ちなみに、講演においてワークスアプリケーションズの牧野CEOとの対談では、グーグルではコンピュータに人間の言語を理解させ、どんな意味があるかを理解し、対話できるようにすることを目標に開発していると明らかにした。

また、AIが進化して人間の知性を超えてしまったら人類に対して敵対するのではないかという問いに対しては、AIは人間の助けになるものであって、映画などのように人間と敵対することはないという。もちろん技術は諸刃の刃であり、火が暖を取れれば家を焼いてしまうこともあるように、悪意ある人間がテクノロジーを使う危険性はあるので、テクノロジーの安全利用のためのガイドラインを作る必要性を指摘した。

技術の進歩に取り残されないために

AIの権威であるだけでなく、未来学の権威でもあるカーツワイル氏だけに、かなり刺激的で未来志向な講演だったが、その内容はビジネスにとっても決して無関係ではない。

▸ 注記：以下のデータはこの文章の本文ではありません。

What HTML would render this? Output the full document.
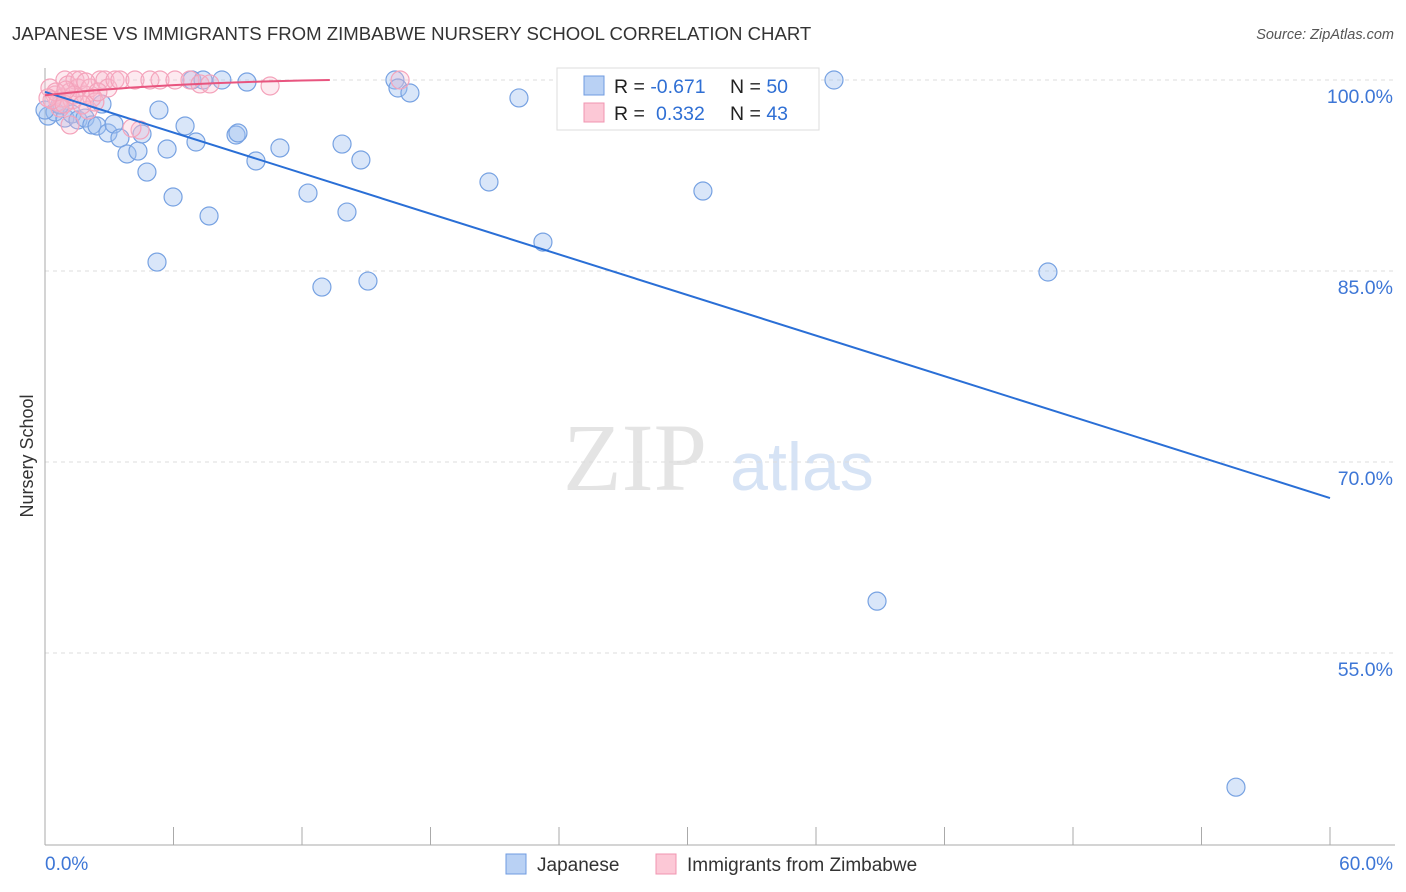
<!DOCTYPE html>
<html><head><meta charset="utf-8"><style>
body{margin:0;background:#fff;font-family:"Liberation Sans",sans-serif}
svg{display:block}
</style></head><body>
<svg id="c" width="1406" height="892">
<text x="12" y="40" font-size="18.6" fill="#333">JAPANESE VS IMMIGRANTS FROM ZIMBABWE NURSERY SCHOOL CORRELATION CHART</text>
<text x="1394" y="39" font-size="14.5" fill="#555" font-style="italic" text-anchor="end">Source: ZipAtlas.com</text>
<g>
<text x="635" y="490" font-size="96" font-family="Liberation Serif,serif" fill="#e4e4e4" text-anchor="middle">ZIP</text>
<text x="802" y="490" font-size="68" fill="#d6e3f5" text-anchor="middle">atlas</text>
</g>
<g id="grid"></g>
<g id="axes"></g>
<g id="pts"></g>
<g id="lines"></g>
<text transform="translate(33,456) rotate(-90)" font-size="18" fill="#333" text-anchor="middle">Nursery School</text>
<g>
<rect x="557" y="68" width="262" height="62" fill="#fff" stroke="#ddd"/>
<rect x="584" y="76" width="20" height="19" fill="#b9d1f4" stroke="#6f9be0"/>
<rect x="584" y="103" width="20" height="19" fill="#fcc8d6" stroke="#f095b0"/>
<text x="614" y="93" font-size="19.5" fill="#222">R = <tspan fill="#2f6fd4">-0.671</tspan><tspan x="730">N = </tspan><tspan fill="#2f6fd4">50</tspan></text>
<text x="614" y="120" font-size="19.5" fill="#222">R = <tspan x="656" fill="#2f6fd4">0.332</tspan><tspan x="730">N = </tspan><tspan fill="#2f6fd4">43</tspan></text>
</g>
<g>
<rect x="506" y="854" width="20" height="20" fill="#b9d1f4" stroke="#6f9be0"/>
<text x="537" y="871" font-size="19" fill="#333">Japanese</text>
<rect x="656" y="854" width="20" height="20" fill="#fcc8d6" stroke="#f095b0"/>
<text x="687" y="871" font-size="19" fill="#333">Immigrants from Zimbabwe</text>
</g>
</svg>
<script>
const yTicks=[100,85,70,55];
const yTickLabels=["100.0%","85.0%","70.0%","55.0%"];
const xTicks=[0,6,12,18,24,30,36,42,48,54,60];
const xEndLabels=["0.0%","60.0%"];
const japX=[0.14,0.47,0.93,1.26,1.54,1.87,2.19,2.43,2.66,2.94,3.22,3.50,3.83,4.34,4.53,4.76,5.23,5.32,5.70,5.98,6.54,6.86,7.05,7.38,7.66,8.26,8.92,9.01,9.43,9.85,10.97,12.28,12.93,13.87,14.10,14.75,15.08,16.34,16.48,17.04,20.73,22.13,23.25,30.72,36.84,38.85,46.83,55.61,0.0,0.70];
const japY=[97.17,97.49,97.01,97.33,96.86,97.01,96.47,96.39,98.11,95.84,96.54,95.44,94.19,94.42,95.76,92.77,85.70,97.64,94.58,90.81,96.39,100,95.13,100,89.32,100,95.68,95.84,99.84,93.64,94.66,91.12,83.74,94.97,89.63,93.72,84.21,100,99.37,98.98,91.99,98.59,87.27,91.28,100,59.07,84.92,44.46,97.64,98.04];
const zimX=[0.23,0.47,0.61,0.79,0.93,1.07,1.17,1.26,1.40,1.54,1.63,1.87,2.01,2.10,2.19,2.33,2.57,2.80,2.94,3.27,3.50,4.20,4.44,4.90,5.37,6.07,6.77,7.24,7.70,10.51,16.58,1.17,0.70,0.33,0.51,0.89,1.35,1.73,0.14,0.98,1.91,2.47,4.06];
const zimY=[99.37,98.82,98.27,98.59,100,99.61,99.06,98.43,100,99.37,100,98.82,97.64,99.37,98.59,98.27,100,100,99.37,100,100,100,96.07,100,100,100,100,99.69,99.69,99.53,100,96.47,97.80,98.43,99.06,98.11,98.82,98.04,98.59,99.21,99.84,99.06,96.23];
const japTrend=[0,99.06,60,67.17];
const zimTrendX=[0,2,4,6,8,10,12,13.3];
const zimTrendY=[98.8,99.15,99.4,99.6,99.75,99.87,99.96,100];
const X=v=>45+v/60*1285, Y=v=>80+(100-v)*12.733;
const NS="http://www.w3.org/2000/svg";
function mk(t,a,p){const e=document.createElementNS(NS,t);for(const k in a)e.setAttribute(k,a[k]);p.appendChild(e);return e;}
const grid=document.getElementById('grid'),axes=document.getElementById('axes'),pts=document.getElementById('pts'),lines=document.getElementById('lines');
yTicks.forEach((t,i)=>{
 const l=mk('line',{x1:45,x2:1395,y1:Y(t),y2:Y(t),stroke:'#ddd','stroke-dasharray':'4,4'},grid);
 
 
 const tx=mk('text',{x:1393,y:Y(t)+23,'font-size':19.5,fill:'#3d76d6','text-anchor':'end'},axes);
 tx.textContent=yTickLabels[i];
 
 
});
const ya=mk('line',{x1:45,x2:45,y1:68,y2:845,stroke:'#aaa'},axes);


const xa=mk('line',{x1:45,x2:1395,y1:845,y2:845,stroke:'#aaa'},axes);


xTicks.forEach(t=>{
 const l=mk('line',{x1:X(t),x2:X(t),y1:827,y2:845,stroke:'#aaa'},axes);
 
 
});
[[0,'start',45],[60,'end',1393]].forEach((d,i)=>{
 const tx=mk('text',{x:d[2],y:870,'font-size':19,fill:'#3d76d6','text-anchor':d[1]},axes);
 tx.textContent=xEndLabels[i];
 
 
});
japX.forEach((v,i)=>{
 const c=mk('circle',{cx:X(v),cy:Y(japY[i]),r:9,fill:'rgba(160,193,240,0.4)',stroke:'#77a2e2','stroke-width':1.2},pts);
 
 
});
zimX.forEach((v,i)=>{
 const c=mk('circle',{cx:X(v),cy:Y(zimY[i]),r:9,fill:'rgba(248,185,204,0.3)',stroke:'#f4a3bb','stroke-width':1.2},pts);
 
 
});
const jl=mk('line',{x1:X(japTrend[0]),y1:Y(japTrend[1]),x2:X(japTrend[2]),y2:Y(japTrend[3]),stroke:'#2a6fd6','stroke-width':2},lines);


const zp=mk('polyline',{points:zimTrendX.map((v,i)=>X(v)+','+Y(zimTrendY[i])).join(' '),fill:'none',stroke:'#e8557f','stroke-width':2},lines);


</script>
</body></html>
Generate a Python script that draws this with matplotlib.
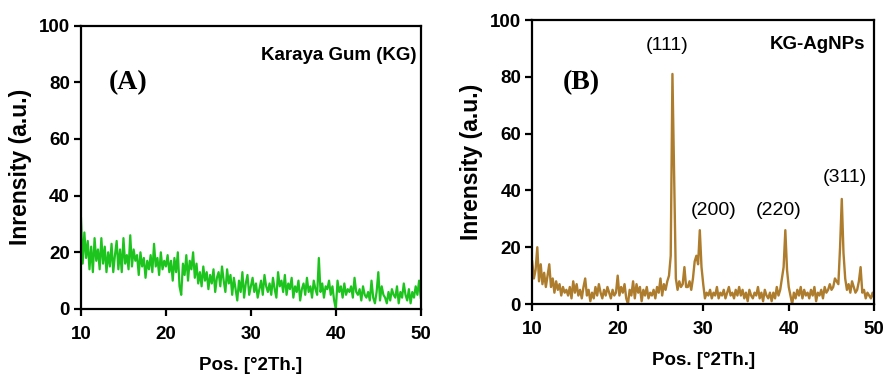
import numpy as np
import matplotlib.pyplot as plt

# 2-theta grid, 0.2 deg step
two_theta = np.round(np.arange(10.0, 50.01, 0.2), 1)

kg = [32, 16, 27, 18, 24, 14, 22, 13, 25, 17, 21,
      14, 25, 16, 22, 13, 20, 15, 23, 13, 19,
      24, 14, 21, 13, 25, 16, 19, 14, 26, 15,
      21, 17, 19, 12, 20, 15, 18, 11, 17, 14,
      19, 13, 23, 15, 18, 12, 20, 14, 17, 15,
      19, 13, 17, 10, 18, 13, 20, 8, 5, 16,
      12, 19, 10, 17, 14, 20, 11, 16, 9, 13,
      8, 15, 10, 13, 7, 12, 9, 14, 6, 11,
      13, 8, 15, 10, 6, 14, 9, 12, 5, 11,
      7, 3, 10, 6, 13, 4, 9, 12, 5, 8,
      11, 6, 9, 4, 7, 10, 5, 12, 8, 6,
      9, 5, 11, 7, 4, 13, 8, 10, 6, 12,
      5, 9, 7, 11, 4, 8, 6, 10, 3, 7,
      9, 5, 11, 6, 8, 4, 10, 7, 5, 18,
      6, 9, 4, 8, 7, 10, 5, 8, 3, 0,
      10, 6, 8, 4, 9, 5, 7, 6, 8, 4,
      11, 6, 5, 7, 3, 8, 5, 4, 6, 3,
      10, 4, 2, 6, 13, 3, 8, 5, 4, 2,
      6, 3, 7, 5, 4, 8, 2, 6, 4, 9,
      5, 3, 7, 2, 6, 4, 8, 5, 10, 4]

kg_agnps = [15, 9, 12, 20, 8, 14, 7, 11, 6, 10, 14,
            6, 9, 4, 8, 5, 7, 3, 6, 4, 5,
            3, 6, 2, 8, 4, 7, 3, 5, 2, 6,
            9, 3, 5, 1, 4, 2, 6, 3, 7, 4,
            2, 5, 3, 6, 4, 2, 5, 3, 4, 10,
            3, 6, 4, 7, 2, 0, 5, 3, 8, 2,
            7, 4, 6, 1, 5, 3, 6, 2, 4, 3,
            5, 2, 6, 4, 9, 3, 7, 5, 8, 10,
            17, 81, 45, 9, 5, 8, 6, 7, 13, 6,
            6, 8, 5, 9, 15, 17, 14, 26, 13, 7,
            2, 4, 3, 5, 2, 4, 3, 6, 2, 4,
            3, 5, 2, 4, 6, 3, 4, 2, 5, 3,
            6, 3, 5, 2, 4, 1, 5, 3, 2, 4,
            3, 6, 2, 4, 1, 5, 3, 2, 4, 1,
            4, 2, 6, 3, 5, 9, 13, 26, 12, 6,
            3, 0, 4, 2, 5, 3, 6, 2, 5, 3,
            4, 2, 5, 3, 6, 1, 4, 3, 5, 2,
            6, 4, 5, 7, 5, 6, 9, 8, 7, 20,
            37, 18, 9, 5, 7, 4, 8, 6, 4, 5,
            8, 13, 4, 5, 2, 4, 3, 2, 4, 2]

peak_labels = ["(111)", "(200)", "(220)", "(311)"]
peak_x = [25.8, 31.2, 38.8, 46.6]
peak_y = [91, 33, 33, 44.7]

plt.rcParams['font.family'] = ['Liberation Sans', 'DejaVu Sans']

fig = plt.figure(figsize=(8.84, 3.81), dpi=100)
ax1 = fig.add_axes([0.0916, 0.189, 0.3844, 0.744])
ax2 = fig.add_axes([0.602, 0.202, 0.387, 0.7455])


def style(ax):
    ax.set_xlim(10, 50)
    ax.set_ylim(0, 100)
    ax.set_xticks([10, 20, 30, 40, 50])
    ax.set_yticks([0, 20, 40, 60, 80, 100])
    for s in ax.spines.values():
        s.set_linewidth(1.6)
    ax.tick_params(direction='out', length=5, width=1.6, pad=3, labelsize=13.5)
    ax.tick_params(axis='x', pad=7)
    for lab in ax.get_xticklabels() + ax.get_yticklabels():
        lab.set_fontweight('bold')
    ax.set_xlabel("Pos. [°2Th.]", fontsize=13.5, fontweight='bold', labelpad=10)
    ax.set_ylabel("Inrensity (a.u.)", fontsize=16.5, fontweight='bold', labelpad=5)


ax1.plot(two_theta, kg, color='#1ec41e', linewidth=1.6)
style(ax1)
ax1.text(49.5, 89.6, "Karaya Gum (KG)", ha='right', va='center',
         fontsize=13.5, fontweight='bold')
ax1.text(15.5, 80, "(A)", ha='center', va='center', fontsize=20,
         fontweight='bold', family='Liberation Serif')

ax2.plot(two_theta, kg_agnps, color='#ad7c2c', linewidth=1.7)
style(ax2)
ax2.text(48.9, 91.2, "KG-AgNPs", ha='right', va='center',
         fontsize=13.5, fontweight='bold')
ax2.text(15.7, 78, "(B)", ha='center', va='center', fontsize=20,
         fontweight='bold', family='Liberation Serif')
for lab, x, y in zip(peak_labels, peak_x, peak_y):
    ax2.text(x, y, lab, ha='center', va='center', fontsize=14)

fig.savefig("out.png", dpi=100)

シンギュラリティが起きるか起きないかに関わらず、技術の進歩は、カーツワイル氏が提唱する収穫加速の法則に近い形でその速度を高めているからだ。

ビジネスの現場も経営者も、こうした技術革新を無視していては、時代に取り残されてしまう。常にアンテナを高く掲げ、最新の技術動向に気を配っておく必要があるだろう。人工知能時代のビジネスは、これまで以上に経営速度と新技術への対応が問われる時代になりそうだ。